#### [REQUIRED WORK]
Transcribe the material in full, exactly as written.

#### [DATASET EXCERPT]
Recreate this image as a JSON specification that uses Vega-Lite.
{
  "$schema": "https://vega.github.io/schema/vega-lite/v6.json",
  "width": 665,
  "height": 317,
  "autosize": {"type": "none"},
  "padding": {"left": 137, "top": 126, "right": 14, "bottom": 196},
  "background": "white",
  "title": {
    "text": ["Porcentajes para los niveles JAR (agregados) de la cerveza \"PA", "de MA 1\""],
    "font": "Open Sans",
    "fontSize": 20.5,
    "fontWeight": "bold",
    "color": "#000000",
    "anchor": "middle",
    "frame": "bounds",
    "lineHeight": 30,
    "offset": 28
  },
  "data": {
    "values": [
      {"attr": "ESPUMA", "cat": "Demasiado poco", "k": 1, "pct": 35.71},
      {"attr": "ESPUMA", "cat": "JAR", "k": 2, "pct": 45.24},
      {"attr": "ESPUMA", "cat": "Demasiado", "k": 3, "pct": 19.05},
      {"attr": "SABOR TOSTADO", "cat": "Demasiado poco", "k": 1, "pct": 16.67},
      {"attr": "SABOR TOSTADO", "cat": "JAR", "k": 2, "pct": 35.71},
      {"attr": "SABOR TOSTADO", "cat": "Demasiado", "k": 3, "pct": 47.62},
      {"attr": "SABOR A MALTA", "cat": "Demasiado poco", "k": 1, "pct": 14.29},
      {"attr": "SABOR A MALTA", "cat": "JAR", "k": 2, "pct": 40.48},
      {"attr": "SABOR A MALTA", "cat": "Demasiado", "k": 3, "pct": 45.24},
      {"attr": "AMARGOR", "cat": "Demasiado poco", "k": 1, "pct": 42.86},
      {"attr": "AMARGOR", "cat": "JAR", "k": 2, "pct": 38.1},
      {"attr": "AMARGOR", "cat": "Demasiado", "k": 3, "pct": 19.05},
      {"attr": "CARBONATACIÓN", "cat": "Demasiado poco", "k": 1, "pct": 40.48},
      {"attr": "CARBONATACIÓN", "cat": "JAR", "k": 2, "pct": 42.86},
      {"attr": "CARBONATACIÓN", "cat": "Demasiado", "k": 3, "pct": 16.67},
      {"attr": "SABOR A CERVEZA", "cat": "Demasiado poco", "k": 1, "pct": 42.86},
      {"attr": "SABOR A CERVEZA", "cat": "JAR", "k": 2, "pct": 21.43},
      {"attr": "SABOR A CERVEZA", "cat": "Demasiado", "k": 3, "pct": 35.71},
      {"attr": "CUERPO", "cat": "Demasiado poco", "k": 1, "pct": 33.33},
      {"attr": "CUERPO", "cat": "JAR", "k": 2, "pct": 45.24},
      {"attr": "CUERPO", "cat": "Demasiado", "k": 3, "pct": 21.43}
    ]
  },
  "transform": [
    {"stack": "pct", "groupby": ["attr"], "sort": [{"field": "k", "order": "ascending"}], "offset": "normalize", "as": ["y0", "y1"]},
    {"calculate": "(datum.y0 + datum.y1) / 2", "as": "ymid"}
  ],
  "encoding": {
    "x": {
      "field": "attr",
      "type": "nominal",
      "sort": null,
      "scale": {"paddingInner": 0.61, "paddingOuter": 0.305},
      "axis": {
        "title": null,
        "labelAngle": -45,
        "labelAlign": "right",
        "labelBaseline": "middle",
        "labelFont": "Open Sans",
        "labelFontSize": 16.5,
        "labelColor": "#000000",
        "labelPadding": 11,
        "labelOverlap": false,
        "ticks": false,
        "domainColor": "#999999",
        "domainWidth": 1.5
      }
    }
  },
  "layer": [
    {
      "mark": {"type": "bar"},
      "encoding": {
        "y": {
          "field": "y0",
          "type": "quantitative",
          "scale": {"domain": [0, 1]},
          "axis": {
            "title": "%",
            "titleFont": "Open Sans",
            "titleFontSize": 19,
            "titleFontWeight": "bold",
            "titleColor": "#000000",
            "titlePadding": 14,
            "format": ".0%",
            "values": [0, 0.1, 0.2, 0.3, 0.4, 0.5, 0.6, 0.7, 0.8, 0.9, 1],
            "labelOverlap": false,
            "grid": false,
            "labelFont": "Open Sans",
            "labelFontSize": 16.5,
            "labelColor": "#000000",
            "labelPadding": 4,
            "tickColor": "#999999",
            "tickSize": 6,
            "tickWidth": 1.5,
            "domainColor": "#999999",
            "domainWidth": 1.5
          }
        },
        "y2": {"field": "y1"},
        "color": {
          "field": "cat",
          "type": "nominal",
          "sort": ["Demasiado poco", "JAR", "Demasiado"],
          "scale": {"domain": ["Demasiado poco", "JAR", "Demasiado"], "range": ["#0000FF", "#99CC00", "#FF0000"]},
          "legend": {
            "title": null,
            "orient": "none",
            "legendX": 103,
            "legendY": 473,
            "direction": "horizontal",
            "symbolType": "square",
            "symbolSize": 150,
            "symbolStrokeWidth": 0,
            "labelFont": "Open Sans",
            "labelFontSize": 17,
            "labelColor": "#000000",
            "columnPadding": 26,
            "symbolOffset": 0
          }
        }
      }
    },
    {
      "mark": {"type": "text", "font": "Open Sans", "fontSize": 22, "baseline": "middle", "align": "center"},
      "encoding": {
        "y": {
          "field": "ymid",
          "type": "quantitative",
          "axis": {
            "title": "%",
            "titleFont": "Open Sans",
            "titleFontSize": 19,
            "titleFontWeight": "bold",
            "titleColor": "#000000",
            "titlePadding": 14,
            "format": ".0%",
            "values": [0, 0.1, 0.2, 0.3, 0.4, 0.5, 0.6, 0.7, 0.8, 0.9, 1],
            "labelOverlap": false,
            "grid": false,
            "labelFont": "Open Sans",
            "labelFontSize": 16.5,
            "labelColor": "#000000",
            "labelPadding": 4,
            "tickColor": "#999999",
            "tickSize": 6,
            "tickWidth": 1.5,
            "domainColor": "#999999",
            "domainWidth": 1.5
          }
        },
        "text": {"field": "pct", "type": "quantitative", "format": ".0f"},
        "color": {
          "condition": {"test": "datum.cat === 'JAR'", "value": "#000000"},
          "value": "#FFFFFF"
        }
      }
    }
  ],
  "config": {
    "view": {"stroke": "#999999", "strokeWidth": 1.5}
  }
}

#### [TASK RESPONSE]
Recreate this image as a JSON specification that uses Vega-Lite.
{
  "$schema": "https://vega.github.io/schema/vega-lite/v6.json",
  "width": 665,
  "height": 317,
  "autosize": {"type": "none"},
  "padding": {"left": 137, "top": 126, "right": 14, "bottom": 196},
  "background": "white",
  "title": {
    "text": ["Porcentajes para los niveles JAR (agregados) de la cerveza \"PA", "de MA 1\""],
    "font": "Open Sans",
    "fontSize": 20.5,
    "fontWeight": "bold",
    "color": "#000000",
    "anchor": "middle",
    "frame": "bounds",
    "lineHeight": 30,
    "offset": 28
  },
  "data": {
    "values": [
      {"attr": "ESPUMA", "cat": "Demasiado poco", "k": 1, "pct": 35.71},
      {"attr": "ESPUMA", "cat": "JAR", "k": 2, "pct": 45.24},
      {"attr": "ESPUMA", "cat": "Demasiado", "k": 3, "pct": 19.05},
      {"attr": "SABOR TOSTADO", "cat": "Demasiado poco", "k": 1, "pct": 16.67},
      {"attr": "SABOR TOSTADO", "cat": "JAR", "k": 2, "pct": 35.71},
      {"attr": "SABOR TOSTADO", "cat": "Demasiado", "k": 3, "pct": 47.62},
      {"attr": "SABOR A MALTA", "cat": "Demasiado poco", "k": 1, "pct": 14.29},
      {"attr": "SABOR A MALTA", "cat": "JAR", "k": 2, "pct": 40.48},
      {"attr": "SABOR A MALTA", "cat": "Demasiado", "k": 3, "pct": 45.24},
      {"attr": "AMARGOR", "cat": "Demasiado poco", "k": 1, "pct": 42.86},
      {"attr": "AMARGOR", "cat": "JAR", "k": 2, "pct": 38.1},
      {"attr": "AMARGOR", "cat": "Demasiado", "k": 3, "pct": 19.05},
      {"attr": "CARBONATACIÓN", "cat": "Demasiado poco", "k": 1, "pct": 40.48},
      {"attr": "CARBONATACIÓN", "cat": "JAR", "k": 2, "pct": 42.86},
      {"attr": "CARBONATACIÓN", "cat": "Demasiado", "k": 3, "pct": 16.67},
      {"attr": "SABOR A CERVEZA", "cat": "Demasiado poco", "k": 1, "pct": 42.86},
      {"attr": "SABOR A CERVEZA", "cat": "JAR", "k": 2, "pct": 21.43},
      {"attr": "SABOR A CERVEZA", "cat": "Demasiado", "k": 3, "pct": 35.71},
      {"attr": "CUERPO", "cat": "Demasiado poco", "k": 1, "pct": 33.33},
      {"attr": "CUERPO", "cat": "JAR", "k": 2, "pct": 45.24},
      {"attr": "CUERPO", "cat": "Demasiado", "k": 3, "pct": 21.43}
    ]
  },
  "transform": [
    {"stack": "pct", "groupby": ["attr"], "sort": [{"field": "k", "order": "ascending"}], "offset": "normalize", "as": ["y0", "y1"]},
    {"calculate": "(datum.y0 + datum.y1) / 2", "as": "ymid"}
  ],
  "encoding": {
    "x": {
      "field": "attr",
      "type": "nominal",
      "sort": null,
      "scale": {"paddingInner": 0.61, "paddingOuter": 0.305},
      "axis": {
        "title": null,
        "labelAngle": -45,
        "labelAlign": "right",
        "labelBaseline": "middle",
        "labelFont": "Open Sans",
        "labelFontSize": 16.5,
        "labelColor": "#000000",
        "labelPadding": 11,
        "labelOverlap": false,
        "ticks": false,
        "domainColor": "#999999",
        "domainWidth": 1.5
      }
    }
  },
  "layer": [
    {
      "mark": {"type": "bar"},
      "encoding": {
        "y": {
          "field": "y0",
          "type": "quantitative",
          "scale": {"domain": [0, 1]},
          "axis": {
            "title": "%",
            "titleFont": "Open Sans",
            "titleFontSize": 19,
            "titleFontWeight": "bold",
            "titleColor": "#000000",
            "titlePadding": 14,
            "format": ".0%",
            "values": [0, 0.1, 0.2, 0.3, 0.4, 0.5, 0.6, 0.7, 0.8, 0.9, 1],
            "labelOverlap": false,
            "grid": false,
            "labelFont": "Open Sans",
            "labelFontSize": 16.5,
            "labelColor": "#000000",
            "labelPadding": 4,
            "tickColor": "#999999",
            "tickSize": 6,
            "tickWidth": 1.5,
            "domainColor": "#999999",
            "domainWidth": 1.5
          }
        },
        "y2": {"field": "y1"},
        "color": {
          "field": "cat",
          "type": "nominal",
          "sort": ["Demasiado poco", "JAR", "Demasiado"],
          "scale": {"domain": ["Demasiado poco", "JAR", "Demasiado"], "range": ["#0000FF", "#99CC00", "#FF0000"]},
          "legend": {
            "title": null,
            "orient": "none",
            "legendX": 103,
            "legendY": 473,
            "direction": "horizontal",
            "symbolType": "square",
            "symbolSize": 150,
            "symbolStrokeWidth": 0,
            "labelFont": "Open Sans",
            "labelFontSize": 17,
            "labelColor": "#000000",
            "columnPadding": 26,
            "symbolOffset": 0
          }
        }
      }
    },
    {
      "mark": {"type": "text", "font": "Open Sans", "fontSize": 22, "baseline": "middle", "align": "center"},
      "encoding": {
        "y": {
          "field": "ymid",
          "type": "quantitative",
          "axis": {
            "title": "%",
            "titleFont": "Open Sans",
            "titleFontSize": 19,
            "titleFontWeight": "bold",
            "titleColor": "#000000",
            "titlePadding": 14,
            "format": ".0%",
            "values": [0, 0.1, 0.2, 0.3, 0.4, 0.5, 0.6, 0.7, 0.8, 0.9, 1],
            "labelOverlap": false,
            "grid": false,
            "labelFont": "Open Sans",
            "labelFontSize": 16.5,
            "labelColor": "#000000",
            "labelPadding": 4,
            "tickColor": "#999999",
            "tickSize": 6,
            "tickWidth": 1.5,
            "domainColor": "#999999",
            "domainWidth": 1.5
          }
        },
        "text": {"field": "pct", "type": "quantitative", "format": ".0f"},
        "color": {
          "condition": {"test": "datum.cat === 'JAR'", "value": "#000000"},
          "value": "#FFFFFF"
        }
      }
    }
  ],
  "config": {
    "view": {"stroke": "#999999", "strokeWidth": 1.5}
  }
}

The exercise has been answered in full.